Rachel Gordon Singer found that Generation X and Generation Y librarians have a negative view of managment…the amount of time a library director devotes to the position is potentially a turn-off; younger librarians do not want to detract from time spent with family and friends..One of Gordon’s respondents stated “There is no amount of money or prestige that would entice us to sacrifice our families, our home lives, and our sanity for the long hours and Sisyphean ordeal of a directorship.”

That led to some interesting discussion and thoughtful reactions, both pro and con. One director said this was all well and good but that the current generation of directors needed to give their nextgen colleagues a dose of reality. Getting the job done, said the director, requires certain personal sacrifices, and that a work-life imbalance, staying late, working weekends, getting emergency calls in the middle of the night, is occasionally necessary. Bottom line: you can’t have it all. But another director expressed concerns about the blurring of work life and personal life in an increasingly 24/7 connected society. This director thought that library administrators needed to be more sensitive to the next generation’s desires for the work-life balance. If the work-life practices and behavior of the current generation of directors establishes a model upon which the next generation forms its attitudes towards library administration then today’s library directors, as part of their effort to recruit and shape the next generation of leaders, needs to live and promote an image that will attract the best and brightest to academic library leadership.

Not unexpectedly, there was no clear resolution on how to best attract the nextgen librarian to the library directorship.
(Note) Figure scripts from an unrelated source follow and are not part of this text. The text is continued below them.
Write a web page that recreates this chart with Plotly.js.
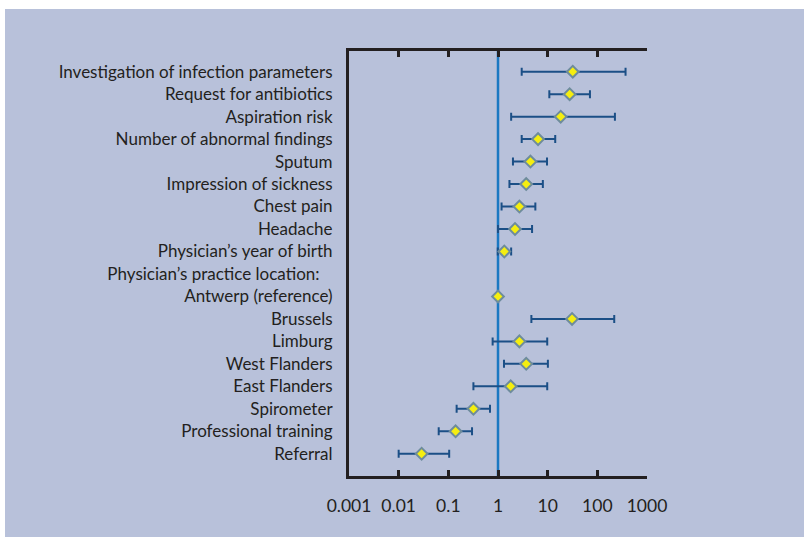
<!DOCTYPE html>
<html>
<head>
<meta charset="utf-8">
<script src="https://cdn.plot.ly/plotly-3.0.1.min.js"></script>
<style>
  html, body { margin: 0; padding: 0; background: #ffffff; width: 804px; height: 537px; overflow: hidden; }
  #chart { position: absolute; left: 5px; top: 9px; width: 799px; height: 528px; }
</style>
</head>
<body>
<div id="chart"></div>
<script>
// Row labels (top to bottom)
const labels = [
  "Investigation of infection parameters",
  "Request for antibiotics",
  "Aspiration risk",
  "Number of abnormal findings",
  "Sputum",
  "Impression of sickness",
  "Chest pain",
  "Headache",
  "Physician\u2019s year of birth",
  "Physician\u2019s practice location:\u00a0\u00a0\u00a0",
  "Antwerp (reference)",
  "Brussels",
  "Limburg",
  "West Flanders",
  "East Flanders",
  "Spirometer",
  "Professional training",
  "Referral"
];
// Point estimates (odds ratios) and confidence limits, null = no value
const estimate = [32, 27.7, 18.3, 6.4, 4.5, 3.7, 2.7, 2.2, 1.34, null, 1.0, 31, 2.7, 3.7, 1.8, 0.32, 0.14, 0.029];
const lower    = [3.0, 10.8, 1.84, 3.0, 2.0, 1.7, 1.18, 1.0, 0.99, null, null, 4.7, 0.78, 1.32, 0.32, 0.147, 0.064, 0.01];
const upper    = [370, 71, 226, 14.2, 9.7, 8.0, 5.65, 4.85, 1.84, null, null, 219, 9.8, 10.1, 9.8, 0.69, 0.30, 0.104];

const tickValues = [0.001, 0.01, 0.1, 1, 10, 100, 1000];
const tickLabels = ["0.001", "0.01", "0.1", "1", "10", "100", "1000"];
const referenceValue = 1;

const plus  = estimate.map((v, i) => (v == null || upper[i] == null) ? 0 : upper[i] - v);
const minus = estimate.map((v, i) => (v == null || lower[i] == null) ? 0 : v - lower[i]);

const ink = "#231f20";

const trace = {
  type: "scatter",
  mode: "markers",
  x: estimate,
  y: labels,
  marker: {
    symbol: "diamond",
    size: 9,
    color: "#f5ee10",
    line: { color: "#6e8c9c", width: 2 }
  },
  error_x: {
    type: "data",
    symmetric: false,
    array: plus,
    arrayminus: minus,
    color: "#1b4f86",
    thickness: 2,
    width: 4,
    visible: true
  },
  hoverinfo: "x+y",
  cliponaxis: false
};

const layout = {
  width: 799,
  height: 528,
  margin: { l: 344, r: 157, t: 42, b: 61 },
  paper_bgcolor: "#b8c1da",
  plot_bgcolor: "rgba(0,0,0,0)",
  showlegend: false,
  font: { family: "Lato, 'Open Sans', sans-serif", color: ink, size: 17 },
  xaxis: {
    type: "log",
    range: [-3, 3],
    tickmode: "array",
    tickvals: tickValues,
    ticktext: tickLabels,
    showgrid: false,
    zeroline: false,
    showline: true,
    linecolor: ink,
    linewidth: 3,
    mirror: "allticks",
    ticks: "inside",
    ticklen: 6,
    tickwidth: 3,
    tickcolor: ink,
    ticklabelstandoff: 12,
    tickfont: { family: "Lato, sans-serif", size: 17.5, color: ink }
  },
  yaxis: {
    type: "category",
    categoryorder: "array",
    categoryarray: labels,
    range: [17.99, -0.921],
    showgrid: false,
    zeroline: false,
    showline: true,
    linecolor: ink,
    linewidth: 3,
    mirror: false,
    ticks: "",
    ticklabelstandoff: 10,
    tickfont: { family: "Lato, sans-serif", size: 17, color: ink }
  },
  shapes: [{
    type: "line",
    xref: "x",
    yref: "paper",
    x0: referenceValue,
    x1: referenceValue,
    y0: 0,
    y1: 1,
    line: { color: "#1a78c2", width: 2.5 },
    layer: "below"
  }]
};

Plotly.newPlot("chart", [trace], layout, { displayModeBar: false, staticPlot: true });
</script>
</body>
</html>
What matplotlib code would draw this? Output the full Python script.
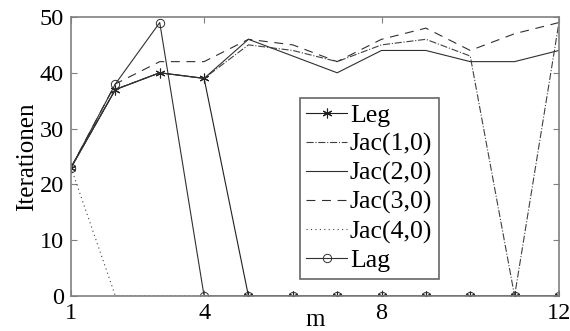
import matplotlib
matplotlib.use("Agg")
import matplotlib.pyplot as plt

m = [1, 2, 3, 4, 5, 6, 7, 8, 9, 10, 11, 12]
leg = [23, 37, 40, 39, 0, 0, 0, 0, 0, 0, 0, 0]
jac10 = [23, 37, 40, 39, 45, 44, 42, 45, 46, 43, 0, 49]
jac20 = [23, 37, 40, 39, 46, 43, 40, 44, 44, 42, 42, 44]
jac30 = [23, 38, 42, 42, 46, 45, 42, 46, 48, 44, 47, 49]
jac40 = [23, 0, 0, 0, 0, 0, 0, 0, 0, 0, 0, 0]
lag = [23, 38, 49, 0, 0, 0, 0, 0, 0, 0, 0, 0]
xticks = [1, 4, 8, 12]
yticks = [0, 10, 20, 30, 40, 50]

plt.rcParams['font.family'] = ['Liberation Serif', 'DejaVu Serif']
fig = plt.figure(figsize=(5.7, 3.31), dpi=100)
ax = fig.add_axes([0.1246, 0.1057, 0.856, 0.843])

lw = 0.8
ax.plot(m, leg, color='#202020', lw=lw, marker=(6, 2, 0), ms=7, mew=0.8, label='Leg')
ax.plot(m, jac10, color='#404040', lw=lw, ls='-.', label='Jac(1,0)')
ax.plot(m, jac20, color='#303030', lw=lw, ls='-', label='Jac(2,0)')
ax.plot(m, jac30, color='#303030', lw=lw, ls=(0, (8, 6)), label='Jac(3,0)')
ax.plot(m, jac40, color='#404040', lw=lw, ls=(0, (1, 3)), label='Jac(4,0)')
ax.plot(m, lag, color='#303030', lw=lw, marker='o', ms=6, mfc='none', mew=0.7, label='Lag')

ax.set_xlim(1, 12)
ax.set_ylim(0, 50)
ax.set_xticks(xticks)
ax.set_yticks(yticks)
ax.tick_params(direction='in', top=True, right=True, labelsize=17.5, length=4,
               color='#808080')
ax.tick_params(axis='x', pad=5)
ax.tick_params(axis='y', pad=5)
for s in ax.spines.values():
    s.set_color('#808080')
    s.set_linewidth(1.2)
ax.set_ylabel('Iterationen', fontsize=18, labelpad=1)
ax.set_xlabel('m', fontsize=18, labelpad=-11)

lg = ax.legend(loc='upper left', bbox_to_anchor=(0.469, 0.71), fontsize=18.5,
               frameon=True, fancybox=False, edgecolor='#404040',
               handlelength=1.6, handletextpad=0.1, borderpad=0.25,
               labelspacing=0.22, borderaxespad=0)
lg.get_frame().set_linewidth(1.2)

fig.savefig('out.png', dpi=100)
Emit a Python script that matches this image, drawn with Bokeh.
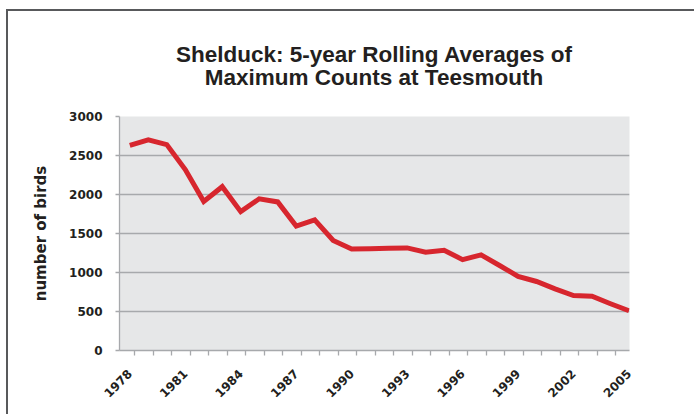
import math
from bokeh.plotting import figure
from bokeh.layouts import column
from bokeh.models import Range1d, FixedTicker, Div
from bokeh.embed import file_html
from bokeh.resources import INLINE

# ---- data ----
years = list(range(1978, 2006))
birds = [2630, 2700, 2640, 2320, 1910, 2100, 1780, 1945, 1905, 1595,
         1675, 1410, 1300, 1305, 1310, 1315, 1260, 1285, 1165, 1225,
         1090, 950, 885, 790, 705, 695, 600, 510]
label_years = [1978, 1981, 1984, 1987, 1990, 1993, 1996, 1999, 2002, 2005]
y_ticks = [0, 500, 1000, 1500, 2000, 2500, 3000]

title_line1 = "Shelduck: 5-year Rolling Averages of"
title_line2 = "Maximum Counts at Teesmouth"
y_label = "number of birds"

TEXT = "#231f20"
GRID = "#a7a9ac"
AXIS_FONT = "DejaVu Sans"

# ---- title block ----
title_html = (
    '<div style="margin-left:111px; width:510px; padding-top:32px; text-align:center; '
    "font-family:'Liberation Sans', Arial, sans-serif; font-weight:bold; font-size:22.5px; "
    f'line-height:23px; color:{TEXT};">{title_line1}<br>{title_line2}</div>'
)
title_div = Div(text=title_html, width=686, height=95, margin=0)

# ---- chart ----
fig = figure(width=686, height=308,
             x_range=Range1d(1977.443, 2005.027), y_range=Range1d(0, 3000),
             output_backend="svg", toolbar_location=None,
             min_border_left=111, min_border_right=65,
             min_border_top=10, min_border_bottom=64)
fig.margin = 0
fig.background_fill_color = "#e6e7e8"
fig.border_fill_color = "white"
fig.outline_line_color = None

# x axis
xt = FixedTicker(ticks=label_years, minor_ticks=[y + 0.28 for y in years[:-1]])
xa = fig.xaxis[0]
xa.ticker = xt
xa.major_tick_out = 0
xa.major_tick_in = 0
xa.minor_tick_out = 5
xa.minor_tick_in = 0
xa.minor_tick_line_color = GRID
xa.minor_tick_line_width = 1.3
xa.axis_line_color = GRID
xa.axis_line_width = 1.3
xa.major_label_orientation = math.pi / 4
xa.major_label_text_font = AXIS_FONT
xa.major_label_text_font_size = "12px"
xa.major_label_text_font_style = "bold"
xa.major_label_text_color = TEXT
xa.major_label_standoff = 16

# y axis
yt = FixedTicker(ticks=y_ticks, minor_ticks=[])
ya = fig.yaxis[0]
ya.ticker = yt
ya.major_tick_out = 4
ya.major_tick_in = 0
ya.minor_tick_out = 0
ya.minor_tick_in = 0
ya.major_tick_line_color = GRID
ya.major_tick_line_width = 1.3
ya.axis_line_color = GRID
ya.axis_line_width = 1.3
ya.major_label_text_font = AXIS_FONT
ya.major_label_text_font_size = "12px"
ya.major_label_text_font_style = "bold"
ya.major_label_text_color = TEXT
ya.major_label_standoff = 13
ya.axis_label = y_label
ya.axis_label_text_font = AXIS_FONT
ya.axis_label_text_font_size = "15px"
ya.axis_label_text_font_style = "bold"
ya.axis_label_text_color = TEXT
ya.axis_label_standoff = 16

fig.xgrid.visible = False
fig.ygrid.ticker = yt
fig.ygrid.grid_line_color = GRID
fig.ygrid.grid_line_width = 1.3

fig.line(years, birds, line_color="#d7262e", line_width=5, line_join="miter")

p = column(title_div, fig, spacing=0)
p.styles = {"border-top": "2px solid #58595b", "border-left": "2px solid #58595b",
            "margin-left": "6px", "margin-top": "9px"}

open("out.html", "w").write(file_html(p, INLINE))
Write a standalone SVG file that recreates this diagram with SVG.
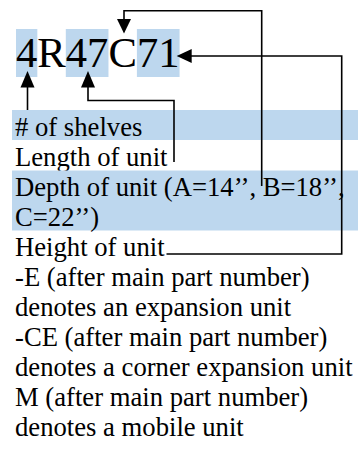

What we do know is that perceptions are important. As long as nextgens see the current crop of directors working long hours without a clear sense of the potential rewards, it’s unlikely they’ll be motivated to enter into directorships. The current generation of academic library directors need to better communicate that their jobs do occasionally involve long hours, but that there can be great rewards. Chief among those rewards is fulfilling a vision about how an academic library can best serve the needs of its constituents. Here’s my message to those nextgens who diss their director and whose own vision is in conflict with what they see coming out the contemporary’s academic library director’s office: You may be the best person to become a library director; there’s no better way to fulfill your vision of what an academic library can and should be for your community. And if you can do it while creating a better work-life balance for yourself and your next generation of leaders then go out and create some change.

I finished my talk with a quote to emphasize that today’s library leaders do have a responsibility to the next generation of leaders. It comes from the book Crucibles of Leadership:

As the scholar Noel Tichy argues, leaders must be teachers – and the leaders in this chapter offer precisely what Tichy calls a “teachable point of view.” He argues that leaders’ responsibility is not only to provide direction and judgment in the moment, but to strive continuously to develop leadership in others, now and into the future.

So you could argue that it is incumbent upon the current generation of leaders to help the next generation to learn about leadership. Today’s library directors must think more clearly about how their leadership style and the examples they set send a message of learning to our next generation of leaders.